WHAT YOU SHOULD DO: Which lines below hold the word "this"? Copy all of them.

THE DATA:
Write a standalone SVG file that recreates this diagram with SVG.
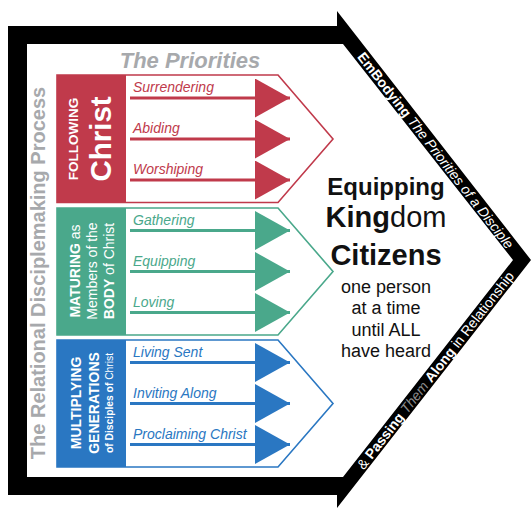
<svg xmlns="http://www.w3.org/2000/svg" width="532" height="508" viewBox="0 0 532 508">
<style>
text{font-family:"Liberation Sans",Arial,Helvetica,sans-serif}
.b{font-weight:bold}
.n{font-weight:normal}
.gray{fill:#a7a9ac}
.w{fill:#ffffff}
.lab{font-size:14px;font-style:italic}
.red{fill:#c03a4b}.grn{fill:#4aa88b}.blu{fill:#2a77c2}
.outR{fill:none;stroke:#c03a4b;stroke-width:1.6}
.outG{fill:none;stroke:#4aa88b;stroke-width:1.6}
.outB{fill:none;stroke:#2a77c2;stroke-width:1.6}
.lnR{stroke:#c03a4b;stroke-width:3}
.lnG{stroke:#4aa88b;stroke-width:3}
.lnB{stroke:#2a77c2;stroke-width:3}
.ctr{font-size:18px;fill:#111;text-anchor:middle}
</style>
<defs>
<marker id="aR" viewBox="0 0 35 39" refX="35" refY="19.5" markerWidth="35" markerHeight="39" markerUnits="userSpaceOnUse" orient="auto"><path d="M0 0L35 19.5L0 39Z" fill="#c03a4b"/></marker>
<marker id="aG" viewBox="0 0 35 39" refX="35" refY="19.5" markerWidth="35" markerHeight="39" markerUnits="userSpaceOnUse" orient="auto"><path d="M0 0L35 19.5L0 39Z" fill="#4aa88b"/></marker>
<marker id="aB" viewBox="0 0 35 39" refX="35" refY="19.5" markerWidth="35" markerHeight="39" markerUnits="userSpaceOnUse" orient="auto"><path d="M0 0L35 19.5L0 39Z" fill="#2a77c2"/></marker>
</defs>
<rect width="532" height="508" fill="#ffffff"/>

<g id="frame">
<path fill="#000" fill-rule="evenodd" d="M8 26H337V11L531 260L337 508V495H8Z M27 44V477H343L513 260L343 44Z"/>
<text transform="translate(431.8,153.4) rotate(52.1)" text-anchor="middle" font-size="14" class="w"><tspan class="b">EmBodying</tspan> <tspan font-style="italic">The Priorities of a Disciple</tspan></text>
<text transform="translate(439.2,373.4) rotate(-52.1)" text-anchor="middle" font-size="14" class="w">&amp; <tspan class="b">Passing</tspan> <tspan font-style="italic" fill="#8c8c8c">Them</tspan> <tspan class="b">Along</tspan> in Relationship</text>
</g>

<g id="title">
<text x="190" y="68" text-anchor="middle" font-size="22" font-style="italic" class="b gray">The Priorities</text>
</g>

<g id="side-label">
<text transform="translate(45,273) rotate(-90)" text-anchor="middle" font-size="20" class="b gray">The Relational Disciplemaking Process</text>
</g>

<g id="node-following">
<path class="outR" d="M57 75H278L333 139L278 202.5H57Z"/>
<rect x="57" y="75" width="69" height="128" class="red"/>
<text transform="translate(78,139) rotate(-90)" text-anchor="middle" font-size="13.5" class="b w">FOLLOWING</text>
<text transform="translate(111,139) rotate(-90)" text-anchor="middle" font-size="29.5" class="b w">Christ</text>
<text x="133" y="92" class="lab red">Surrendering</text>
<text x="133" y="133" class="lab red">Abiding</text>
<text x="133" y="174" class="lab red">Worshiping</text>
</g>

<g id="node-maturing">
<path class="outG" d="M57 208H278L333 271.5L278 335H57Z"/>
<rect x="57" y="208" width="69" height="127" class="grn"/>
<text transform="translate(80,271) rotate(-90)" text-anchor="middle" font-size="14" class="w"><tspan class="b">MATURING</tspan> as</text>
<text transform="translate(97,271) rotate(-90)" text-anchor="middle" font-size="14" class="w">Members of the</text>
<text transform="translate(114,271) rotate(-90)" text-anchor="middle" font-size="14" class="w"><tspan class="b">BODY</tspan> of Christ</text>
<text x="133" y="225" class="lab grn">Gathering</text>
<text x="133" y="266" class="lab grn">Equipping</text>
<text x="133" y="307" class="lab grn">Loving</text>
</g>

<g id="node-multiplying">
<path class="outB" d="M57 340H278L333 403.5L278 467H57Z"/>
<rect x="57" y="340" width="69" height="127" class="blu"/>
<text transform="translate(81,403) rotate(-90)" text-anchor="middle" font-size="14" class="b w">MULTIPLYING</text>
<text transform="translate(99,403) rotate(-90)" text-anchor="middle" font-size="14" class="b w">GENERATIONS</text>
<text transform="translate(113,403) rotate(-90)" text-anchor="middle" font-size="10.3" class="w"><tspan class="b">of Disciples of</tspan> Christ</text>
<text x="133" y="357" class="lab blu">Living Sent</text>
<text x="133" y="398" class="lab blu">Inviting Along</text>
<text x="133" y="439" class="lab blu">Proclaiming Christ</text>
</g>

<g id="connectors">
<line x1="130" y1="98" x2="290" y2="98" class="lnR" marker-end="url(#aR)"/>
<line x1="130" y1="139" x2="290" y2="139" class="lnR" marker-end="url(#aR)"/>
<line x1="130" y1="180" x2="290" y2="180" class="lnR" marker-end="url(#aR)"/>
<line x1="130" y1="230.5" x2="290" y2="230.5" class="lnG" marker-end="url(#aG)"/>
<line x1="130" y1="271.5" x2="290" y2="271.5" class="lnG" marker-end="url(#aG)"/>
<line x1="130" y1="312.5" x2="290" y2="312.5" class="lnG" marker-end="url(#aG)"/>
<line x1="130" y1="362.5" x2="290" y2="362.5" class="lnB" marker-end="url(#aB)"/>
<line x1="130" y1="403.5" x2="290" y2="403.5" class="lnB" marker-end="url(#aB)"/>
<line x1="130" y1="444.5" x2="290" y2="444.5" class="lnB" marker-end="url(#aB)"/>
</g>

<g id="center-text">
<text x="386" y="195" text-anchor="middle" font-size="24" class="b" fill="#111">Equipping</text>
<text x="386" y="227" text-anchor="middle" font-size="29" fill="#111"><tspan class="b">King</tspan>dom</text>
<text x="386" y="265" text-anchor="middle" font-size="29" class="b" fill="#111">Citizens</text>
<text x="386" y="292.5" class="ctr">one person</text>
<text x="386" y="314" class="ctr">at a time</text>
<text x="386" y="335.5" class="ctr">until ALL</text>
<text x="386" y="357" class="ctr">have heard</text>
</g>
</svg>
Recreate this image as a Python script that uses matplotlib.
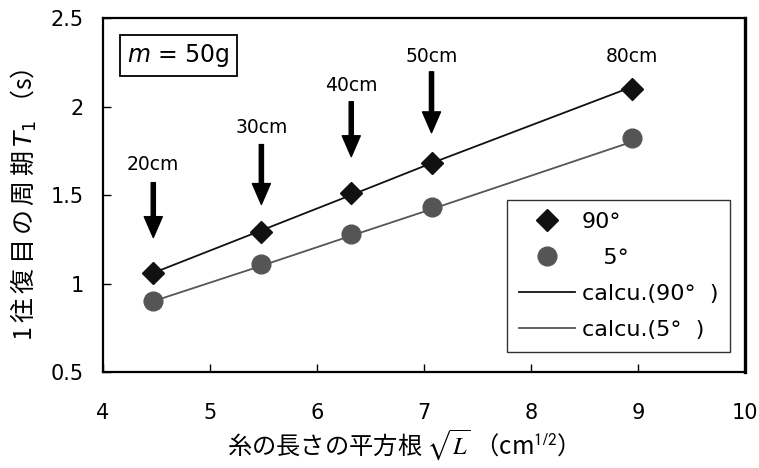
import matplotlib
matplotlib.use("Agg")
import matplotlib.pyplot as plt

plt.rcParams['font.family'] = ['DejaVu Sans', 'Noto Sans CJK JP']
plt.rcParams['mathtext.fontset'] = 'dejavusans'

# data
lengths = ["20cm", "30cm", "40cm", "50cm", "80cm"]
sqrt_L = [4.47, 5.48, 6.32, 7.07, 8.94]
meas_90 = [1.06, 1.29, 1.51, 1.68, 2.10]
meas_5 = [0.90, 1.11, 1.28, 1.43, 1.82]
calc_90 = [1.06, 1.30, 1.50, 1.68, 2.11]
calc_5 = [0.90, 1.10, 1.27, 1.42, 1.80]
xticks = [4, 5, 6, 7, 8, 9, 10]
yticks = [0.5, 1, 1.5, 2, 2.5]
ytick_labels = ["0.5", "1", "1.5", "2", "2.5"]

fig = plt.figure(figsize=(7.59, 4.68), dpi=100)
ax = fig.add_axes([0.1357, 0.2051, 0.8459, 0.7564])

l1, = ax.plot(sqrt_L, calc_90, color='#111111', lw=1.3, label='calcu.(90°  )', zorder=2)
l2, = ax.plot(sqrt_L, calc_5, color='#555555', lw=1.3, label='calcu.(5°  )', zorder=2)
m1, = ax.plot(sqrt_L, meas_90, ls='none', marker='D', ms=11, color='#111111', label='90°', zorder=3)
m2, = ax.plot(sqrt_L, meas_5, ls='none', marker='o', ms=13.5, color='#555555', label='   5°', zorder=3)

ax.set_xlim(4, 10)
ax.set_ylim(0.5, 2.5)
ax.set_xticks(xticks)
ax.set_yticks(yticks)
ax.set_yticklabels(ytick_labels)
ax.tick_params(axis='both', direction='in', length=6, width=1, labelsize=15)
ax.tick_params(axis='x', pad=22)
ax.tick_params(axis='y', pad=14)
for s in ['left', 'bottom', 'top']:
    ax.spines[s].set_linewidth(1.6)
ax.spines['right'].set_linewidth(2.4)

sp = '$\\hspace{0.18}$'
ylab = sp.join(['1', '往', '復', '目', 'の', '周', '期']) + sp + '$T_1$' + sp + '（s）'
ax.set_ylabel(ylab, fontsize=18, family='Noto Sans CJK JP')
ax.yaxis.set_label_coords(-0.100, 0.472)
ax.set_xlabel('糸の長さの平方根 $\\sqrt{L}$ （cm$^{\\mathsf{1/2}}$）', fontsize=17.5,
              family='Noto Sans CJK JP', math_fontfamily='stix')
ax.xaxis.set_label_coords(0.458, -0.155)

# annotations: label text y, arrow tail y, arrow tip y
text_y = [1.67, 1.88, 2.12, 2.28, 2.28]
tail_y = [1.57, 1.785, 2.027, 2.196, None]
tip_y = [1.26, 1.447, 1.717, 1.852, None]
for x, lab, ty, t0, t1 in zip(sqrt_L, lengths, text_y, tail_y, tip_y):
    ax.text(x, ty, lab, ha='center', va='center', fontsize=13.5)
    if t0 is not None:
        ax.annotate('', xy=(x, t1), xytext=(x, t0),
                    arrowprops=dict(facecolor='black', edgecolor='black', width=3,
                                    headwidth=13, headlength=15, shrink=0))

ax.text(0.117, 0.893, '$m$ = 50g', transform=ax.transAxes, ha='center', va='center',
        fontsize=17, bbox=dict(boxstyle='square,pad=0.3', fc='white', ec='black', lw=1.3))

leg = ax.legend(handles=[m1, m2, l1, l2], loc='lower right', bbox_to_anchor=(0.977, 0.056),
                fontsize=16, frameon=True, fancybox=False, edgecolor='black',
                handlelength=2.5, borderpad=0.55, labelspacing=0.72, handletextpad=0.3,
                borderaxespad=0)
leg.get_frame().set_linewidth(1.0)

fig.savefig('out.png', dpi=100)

--

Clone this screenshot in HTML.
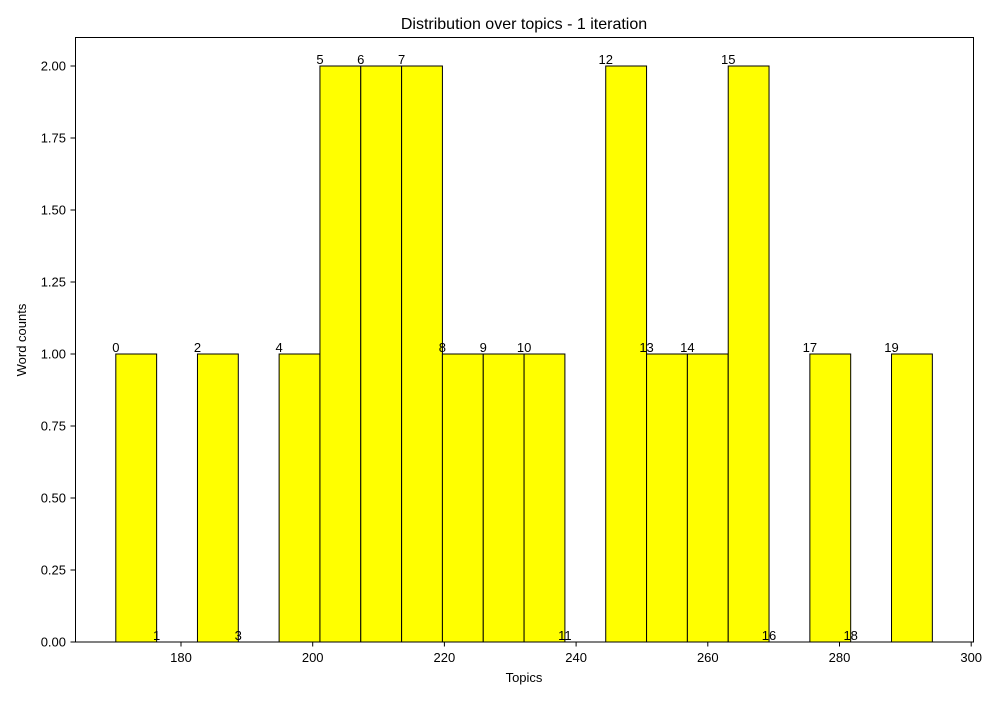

EXERCISE RESPONSE:
Write a standalone SVG file that recreates this diagram with SVG.
Recreate this image as a Python script that uses matplotlib.
Clone this screenshot in HTML.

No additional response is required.